Saya suka kopi. Tapi bukan kopi hitam. Cukup kopi sachetan. Yang warnanya kremlah. Yang masih bisa didapatkan di warung dengan 3000 untuk 2 buah.
Biar enak diseduhnya gunakanlah air yang baru mendidih. Biar aromanya tercium. Teguk dulu sebentar,lalu simpan di meja .
Minum kopinya jangan sekali teguk langsung habis. Tapi berulang-ulang. Sambil masak,sruput sebentar,sambil menyiapkan bekal sruput lagi sedikit,sambil menggendong bayi sruput sruput lagi.
Jam 7 dibuat lalu diteguk sesekali sambil lewat.  Kadang jam 12 baru habis. Tapi justru itu kenikmatannya. Kalau langsung habis malah merasa hampa karena  tak ada yang bisa diseruput sambil lewat.

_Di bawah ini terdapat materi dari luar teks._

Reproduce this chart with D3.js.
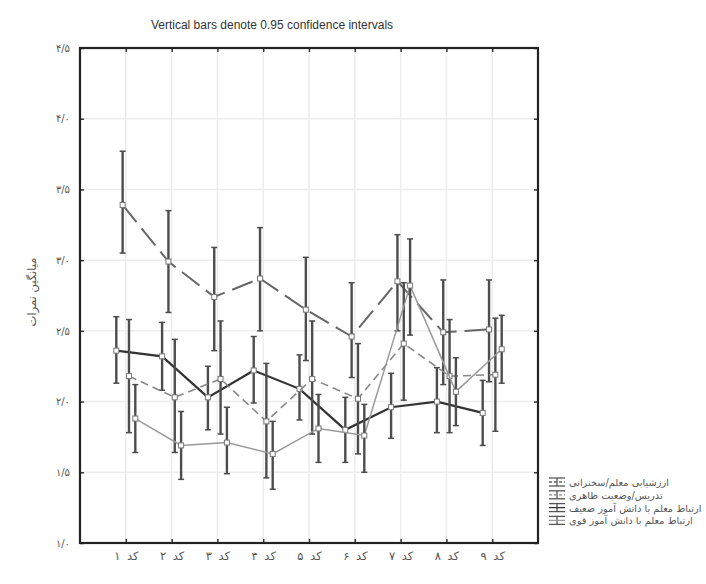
<!DOCTYPE html>
<html>
<head>
<meta charset="utf-8">
<script src="https://cdn.jsdelivr.net/npm/d3@7"></script>
<style>
  body { margin: 0; background: #fff; }
  .title { font-family: "Liberation Sans", Arial, sans-serif; font-size: 12px; fill: #333; }
  .fa { font-family: "DejaVu Sans", "Noto Sans", sans-serif; fill: #555; }
</style>
</head>
<body>
<div id="chart"></div>
<script>
// categories on the x axis
const categories = ['کد ۱', 'کد ۲', 'کد ۳', 'کد ۴', 'کد ۵', 'کد ۶', 'کد ۷', 'کد ۸', 'کد ۹'];
const yTicks = [1.0, 1.5, 2.0, 2.5, 3.0, 3.5, 4.0, 4.5];

// series names (legend order)
const seriesNames = [
  'ارتباط معلم با دانش آموز ضعیف',
  'ارزشیابی معلم/سخنرانی',
  'تدریس/وضعیت ظاهری',
  'ارتباط معلم با دانش آموز قوی',
];

// means and 0.95 confidence limits
const meanB = [2.36, 2.32, 2.03, 2.22, 2.09, 1.80, 1.96, 2.00, 1.92];
const upperB = [2.60, 2.56, 2.25, 2.46, 2.33, 2.03, 2.20, 2.24, 2.15];
const lowerB = [2.13, 2.08, 1.80, 1.99, 1.87, 1.57, 1.74, 1.78, 1.69];

const meanC = [2.18, 2.03, 2.16, 1.86, 2.16, 2.02, 2.41, 2.18, 2.19];
const upperC = [2.58, 2.44, 2.57, 2.27, 2.57, 2.41, 2.84, 2.58, 2.59];
const lowerC = [1.78, 1.64, 1.77, 1.46, 1.77, 1.63, 2.01, 1.78, 1.79];

const meanD = [1.88, 1.69, 1.71, 1.63, 1.81, 1.76, 2.82, 2.07, 2.37];
const upperD = [2.12, 1.93, 1.96, 1.86, 2.05, 1.98, 3.15, 2.31, 2.61];
const lowerD = [1.64, 1.45, 1.49, 1.38, 1.57, 1.50, 2.47, 1.83, 2.13];

const meanA = [3.39, 2.99, 2.74, 2.87, 2.65, 2.46, 2.85, 2.49, 2.51];
const upperA = [3.77, 3.35, 3.09, 3.23, 3.02, 2.84, 3.18, 2.86, 2.86];
const lowerA = [3.05, 2.63, 2.36, 2.50, 2.29, 2.17, 2.50, 2.12, 2.14];

const toFa = (s) => s.replace(/[0-9]/g, (c) => '۰۱۲۳۴۵۶۷۸۹'[+c]);

class MeanPlot {
  constructor(_config, _data) {
    this.config = {
      parentElement: _config.parentElement,
      containerWidth: 706,
      containerHeight: 584,
      margin: { top: 48, right: 168, bottom: 41, left: 80 },
      title: _config.title,
      yAxisTitle: _config.yAxisTitle,
    };
    this.data = _data;
    this.initVis();
  }

  initVis() {
    const vis = this;
    vis.width = vis.config.containerWidth - vis.config.margin.left - vis.config.margin.right;
    vis.height = vis.config.containerHeight - vis.config.margin.top - vis.config.margin.bottom;

    vis.svg = d3.select(vis.config.parentElement).append('svg')
      .attr('width', vis.config.containerWidth)
      .attr('height', vis.config.containerHeight);

    vis.chartArea = vis.svg.append('g')
      .attr('transform', `translate(${vis.config.margin.left},${vis.config.margin.top})`);

    vis.xScale = d3.scalePoint().domain(categories).range([0, vis.width]).padding(1);
    vis.yScale = d3.scaleLinear().domain([1, 4.5]).range([vis.height, 0]);
    // small horizontal shift per series so the bars don't overlap
    vis.offset = d3.scalePoint().domain(d3.range(vis.data.length)).range([-9.5, 9.5]);

    vis.renderVis();
  }

  renderVis() {
    const vis = this;
    const g = vis.chartArea;

    /* faint grid */
    g.append('g').selectAll('line').data(categories).join('line')
      .attr('x1', (d) => vis.xScale(d)).attr('x2', (d) => vis.xScale(d))
      .attr('y1', 0).attr('y2', vis.height)
      .attr('stroke', '#ededed').attr('stroke-width', 1.5);
    g.append('g').selectAll('line').data(yTicks.slice(1, -1)).join('line')
      .attr('x1', 0).attr('x2', vis.width)
      .attr('y1', (d) => vis.yScale(d)).attr('y2', (d) => vis.yScale(d))
      .attr('stroke', '#ededed').attr('stroke-width', 1.5);

    /* axes (ticks pointing inward, mirrored on top/right) */
    const fmt = (d) => toFa(d.toFixed(1).replace('.', '/'));
    const yL = g.append('g').call(d3.axisLeft(vis.yScale).tickValues(yTicks).tickSize(-4).tickPadding(10).tickFormat(fmt));
    const yR = g.append('g').attr('transform', `translate(${vis.width},0)`)
      .call(d3.axisRight(vis.yScale).tickValues(yTicks).tickSize(-4).tickFormat(''));
    const xB = g.append('g').attr('transform', `translate(0,${vis.height})`)
      .call(d3.axisBottom(vis.xScale).tickSize(-4).tickPadding(9));
    const xT = g.append('g').call(d3.axisTop(vis.xScale).tickSize(-4).tickFormat(''));
    [yL, yR, xB, xT].forEach((ax) => {
      ax.select('.domain').remove();
      ax.selectAll('.tick line').attr('stroke', '#333').attr('stroke-width', 1.5);
    });
    yL.selectAll('.tick text').attr('class', 'fa').style('font-size', '10px').attr('fill', '#555');
    xB.selectAll('.tick text').attr('class', 'fa').style('font-size', '11.5px').attr('fill', '#666')
      .attr('word-spacing', '3px');

    /* series lines, error bars and markers */
    vis.data.forEach((s, si) => {
      const px = (i) => vis.xScale(categories[i]) + vis.offset(si);
      const line = d3.line().x((d, i) => px(i)).y((d) => vis.yScale(d));
      g.append('path').datum(s.mean)
        .attr('d', line)
        .attr('fill', 'none')
        .attr('stroke', s.color)
        .attr('stroke-width', s.width)
        .attr('stroke-dasharray', s.dash);

      const bars = g.append('g').attr('stroke', '#4d4d4d').attr('stroke-width', 2.4);
      s.mean.forEach((m, i) => {
        bars.append('line').attr('x1', px(i)).attr('x2', px(i))
          .attr('y1', vis.yScale(s.upper[i])).attr('y2', vis.yScale(s.lower[i]));
        [s.upper[i], s.lower[i]].forEach((v) => {
          bars.append('line').attr('x1', px(i) - 3).attr('x2', px(i) + 3)
            .attr('y1', vis.yScale(v)).attr('y2', vis.yScale(v)).attr('stroke-width', 1.5);
        });
      });
      g.append('g').selectAll('rect').data(s.mean).join('rect')
        .attr('x', (d, i) => px(i) - 2.5).attr('y', (d) => vis.yScale(d) - 2.5)
        .attr('width', 5).attr('height', 5)
        .attr('fill', '#fff').attr('stroke', '#777').attr('stroke-width', 1);
    });

    /* frame */
    g.append('rect').attr('width', vis.width).attr('height', vis.height)
      .attr('fill', 'none').attr('stroke', '#222').attr('stroke-width', 2.2);

    /* title and y label */
    vis.svg.append('text').attr('class', 'title')
      .attr('x', 272).attr('y', 29).attr('text-anchor', 'middle')
      .text(vis.config.title);
    vis.svg.append('text').attr('class', 'fa')
      .attr('transform', 'translate(36,292)rotate(-90)')
      .attr('text-anchor', 'middle').style('font-size', '11.5px')
      .text(vis.config.yAxisTitle);

    /* legend */
    const legend = vis.svg.append('g').attr('transform', 'translate(549,482)');
    const order = [1, 2, 0, 3];
    order.forEach((si, r) => {
      const s = vis.data[si];
      const row = legend.append('g').attr('transform', `translate(0,${r * 12.8})`);
      row.append('line').attr('x1', 0).attr('x2', 16).attr('y1', -4).attr('y2', -4).attr('stroke', '#555').attr('stroke-width', 1.3);
      row.append('line').attr('x1', 0).attr('x2', 16).attr('y1', 4).attr('y2', 4).attr('stroke', '#555').attr('stroke-width', 1.3);
      row.append('line').attr('x1', 8).attr('x2', 8).attr('y1', -4).attr('y2', 4).attr('stroke', '#555').attr('stroke-width', 1.3);
      row.append('line').attr('x1', 0).attr('x2', 16).attr('y1', 0).attr('y2', 0)
        .attr('stroke', s.color).attr('stroke-width', 1.3).attr('stroke-dasharray', s.dash ? '3,2' : null);
      row.append('text').attr('class', 'fa').attr('x', 20).attr('y', 4)
        .style('font-size', '9.8px').attr('fill', '#444')
        .text(seriesNames[si]);
    });
  }
}

const seriesData = [
  { mean: meanB, upper: upperB, lower: lowerB, color: '#333', width: 2.2, dash: null },
  { mean: meanA, upper: upperA, lower: lowerA, color: '#666', width: 2, dash: '22,8' },
  { mean: meanC, upper: upperC, lower: lowerC, color: '#888', width: 1.6, dash: '8,5' },
  { mean: meanD, upper: upperD, lower: lowerD, color: '#999', width: 1.5, dash: null },
];

new MeanPlot({
  parentElement: '#chart',
  title: 'Vertical bars denote 0.95 confidence intervals',
  yAxisTitle: 'میانگین نمرات',
}, seriesData);
</script>
</body>
</html>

Kadang lupa,karena disangka takkan diminum lagi,kopi yang sudah nyaris sampai di di dasar gelas, kopi yang paling nikmat-nikmatnya karena nyaris mencapai klimaks, tiba-tiba tak ada di tempat karena disangka sudah takkan disentuh lagi dan gelasnyapun masuk ke tempat cuci piring oleh penghuni rumah lain.
Dari masih panas suhunya hingga harus berulangkali meniup agar bisa terminum hingga benar-benar dingin sedingin salju. Tak berkurang kenikmatannya sedikitpun.
Kadang tak sadar setelah terminum ternyata sebelumnya sudah ada beberapa semut yang berenang. Atau air kopi yang sudah tinggal seteguk lagi itu tersenggol anak hingga tumpah tak bersisa. Mau marah tak bisa hanya greget yang tersisa.
Pada akhirnya meminum kopi bagi saya seorang ibu rumah tangga bukan cuma soal rasa saja tapi juga cara meminum yang dilakukan sambil mengerjakan rumah tangga,dan juga soal durasi yang tak terhingga.Â
Terkadang sudah habis pun namun saya masih merasa kopi itu masih ada jika pekerjaan belum selesai namun kopi sudah tak ada.
Tapi saya tak pernah menambah kok,satu hari satu gelas cukup buat saya sebagai mood booster hari dalam bertugas seharian. Yu ngopi!